Guenivere comes into Arthur's bedroom and straddles him. They passionately kiss, she lifts up her
gown to expose her thigh and she takes off
his shirt. We see them continue to passionately kiss and caress as they apparently have sex before the scene ends there.
Guenivere wears a skimpy outfit during battle.
Vulgarity/Language: 4 "a" word, 1 "d*mn", 3 "p*ss", 3 "b*stard"
Alcohol/Drugs: We see some characters drinking and getting drunk at a party
Blood/Gore: We see blood on some characters' faces, necks, etc after
a fight. We see a man chained up with bloody marks and scars all over him. We briefly see several dead bodies in a torture chamber
who appear to have been beaten and are quite gruesome. We see a large number of dead bodies on a field after a battle.

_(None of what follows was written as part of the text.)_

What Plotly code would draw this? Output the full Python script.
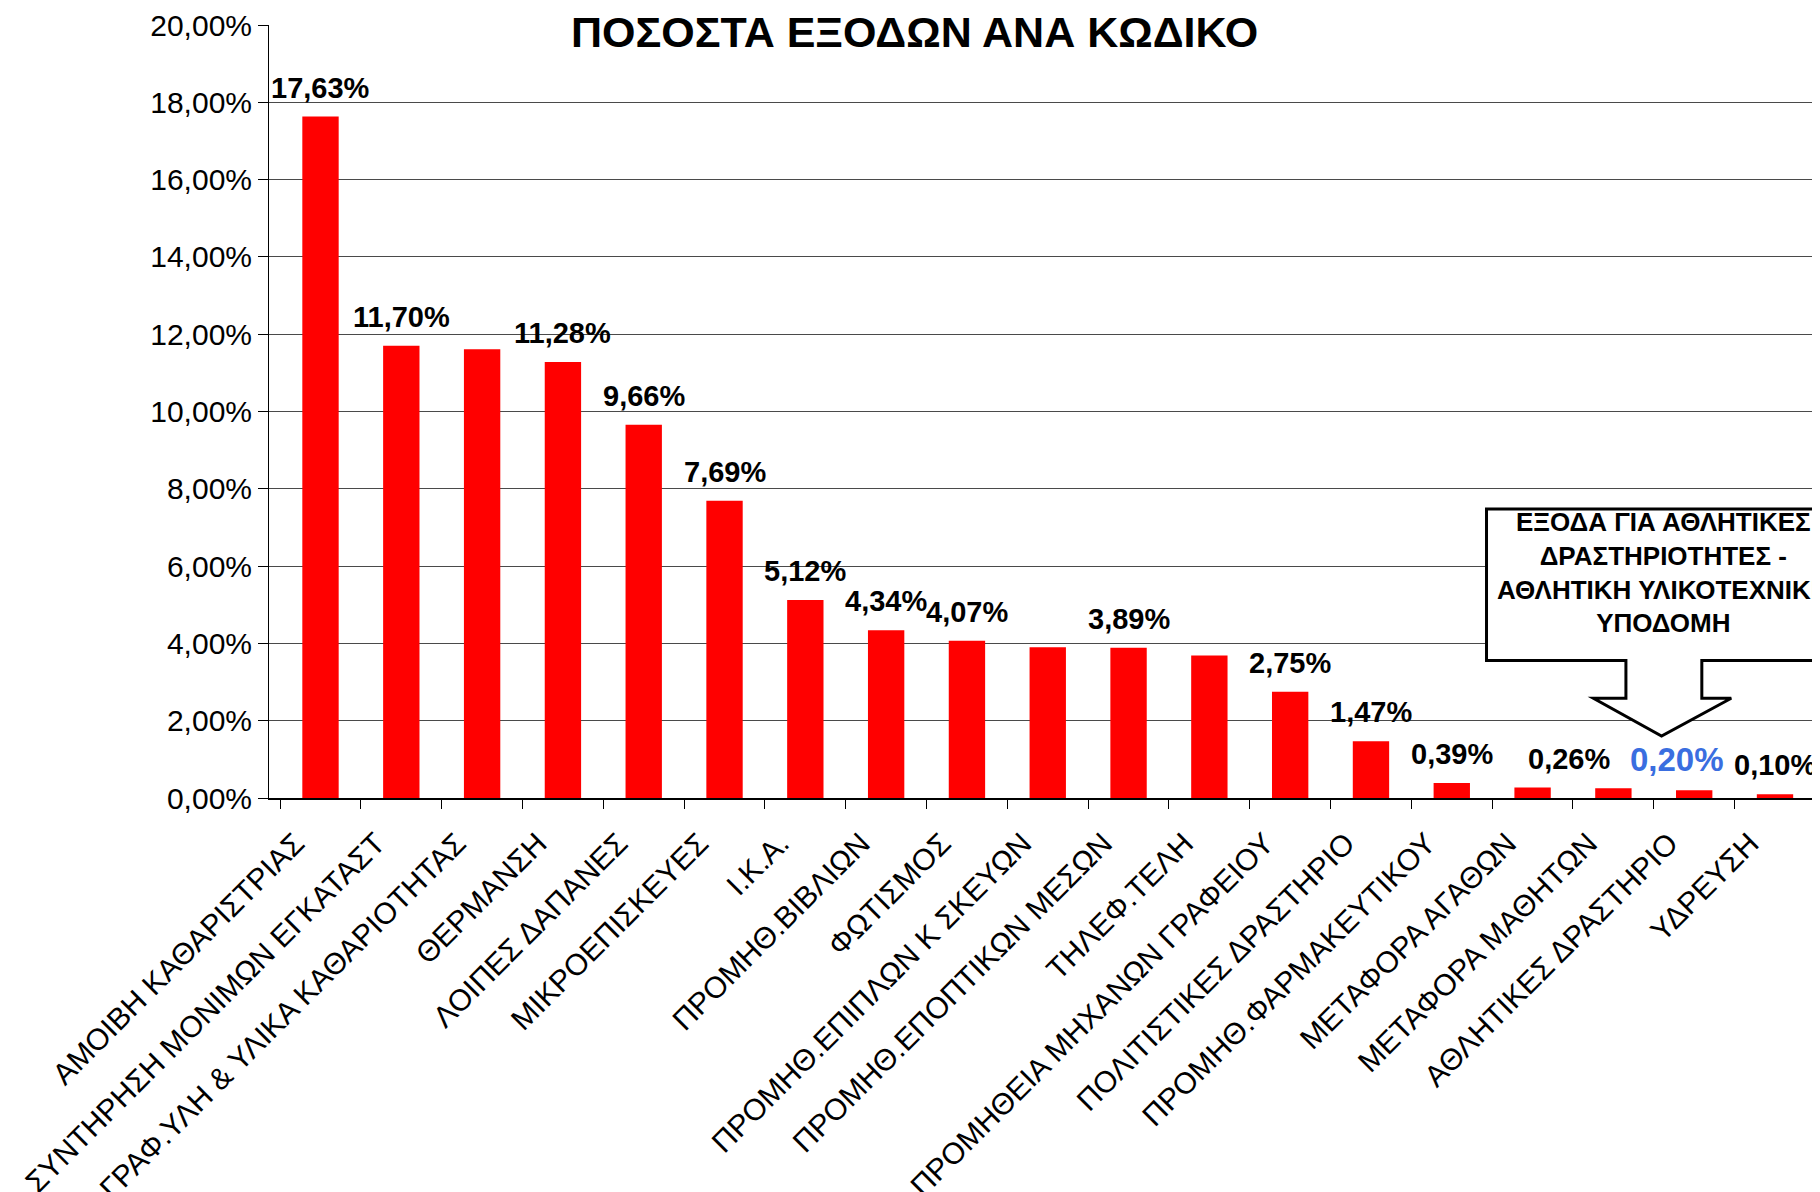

A lot characters have varying degrees of scrapes and blood on their faces, body, and weapons during and after a major fight.
Violence: Extreme battle violence. A lot of slicing, stabbing, etc. Mostly
non-graphic but with lethal and violent aftermaths.
** Disclaimer: All reviews are based solely on the opinions of the reviewer. Most
reviews are rated on how the reviewer enjoyed the film overall, not on content. However, if the content
really affects the reviewer's opinion of the film, it will definitely affect the reviewer's rating.